Stephen Hester (large)

Recent changes at RSA may have been difficult for staff, but they are necessary to avoid a more painful outcome, according to group chief executive Stephen Hester.

Speaking to Insurance Times following the release of RSA’s first quarter results this morning, Hester also said that he expected to make “a jolly good dent” in the gap between RSA and the best in the market in the next three years.

Key points

  • Companies that fail to change “become extinct”, says Hester
  • RSA’s job is to “ignore the possibility” of a takeover
  • Company now building up after two years of turnaround

RSA has made a number of changes to right itself after making a £244m loss in 2013 following the discovery of accounting and reserving problems in its Irish business. Changes have included selling international operations and cutting back in the UK, most recently exiting brokered personal lines motor.

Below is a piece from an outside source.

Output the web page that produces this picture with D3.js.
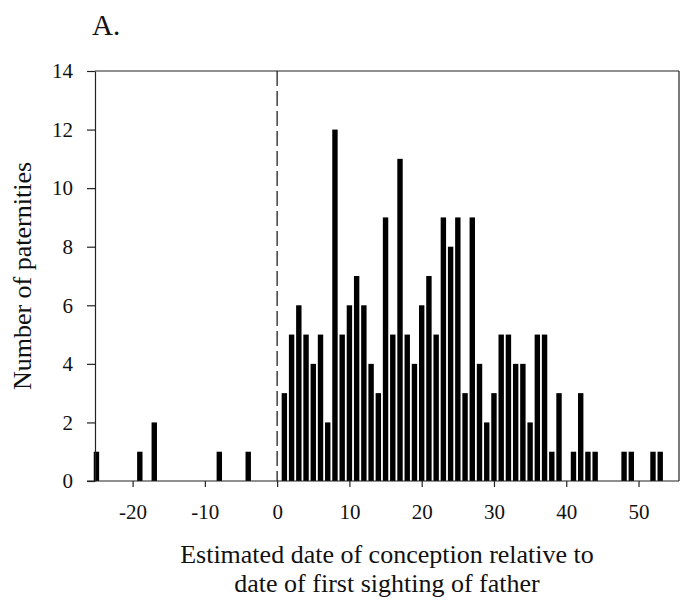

The company has also closed and downsized UK offices, putting jobs at risk.

Hester said: “On a human basis one can have enormous sympathy with coping with change.

“That said, it is absolutely clear that companies that fail to change become extinct. Either they go bust or they get bought by someone else who changes then.

“We nearly became extinct a couple of times – in the early noughties and two and a half years ago – and we nearly got bought last year [by Zurich]. What is very clear is that if we don’t change our company, then it will happen anyway but in a more painful manner.”

He added: “What I say to myself and all our staff is that if we successfully change our company, although that involves short-term uncertainties and difficult decisions for people, the company will prosper in the long run and then more people will have more jobs that are more satisfying than if we fail to change.”

Life after Zurich

Hester said that since the collapse of Zurich’s attempted acquisition of RSA, the company is trying to put takeovers at the back of its mind.

“Our job is to ignore that possibility and to make sure that as long as the company is in our stewardship we are running it as well as we possibly can. And that’s what we’re doing.”

Following a two-year turnaround, RSA is now focusing on building itself up. Hester said: “We took two years to turn the company around. We think in the next three years we can make a jolly good dent in the gap between us and best in class.”